Anne Sebba | The Women’s Orchestra of Auschwitz: A Story of Survival
Recorded: Sat 26 Apr 2025
Duration: 1 hr
Anne Sebba | The Women’s Orchestra of Auschwitz: A Story of Survival
Spring 2025
In The Women’s Orchestra of Auschwitz, prize-winning biographer Anne Sebba unveils the astonishing and complex story of the female prisoners who were forced to play music for both fellow inmates and Nazi officers at Auschwitz-Birkenau. In 1943, the German SS officers ordered the formation of an all-female orchestra made up of nearly fifty women from eleven nations. While enduring the unimaginable horrors of the camp, these women were coerced into performing weekly concerts for Nazi officers and playing music for marching prisoners.

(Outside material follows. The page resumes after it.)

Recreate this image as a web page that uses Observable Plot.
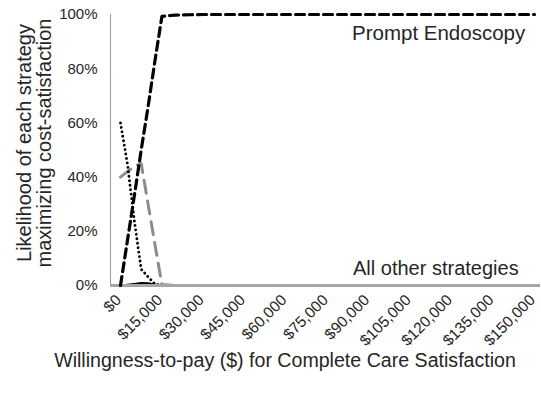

Through meticulous archival research and exclusive first-hand accounts, Sebba tells the stories of these musicians, including the orchestra’s formidable conductor Alma Rosé, niece of Gustav Mahler, and Anita Lasker-Wallfisch, the teenage cellist and last surviving member. As we mark the 80th anniversary of Auschwitz’s liberation, this sensitive and thought-provoking account illuminates the haunting legacy of the orchestra and the moral dilemmas faced by its members.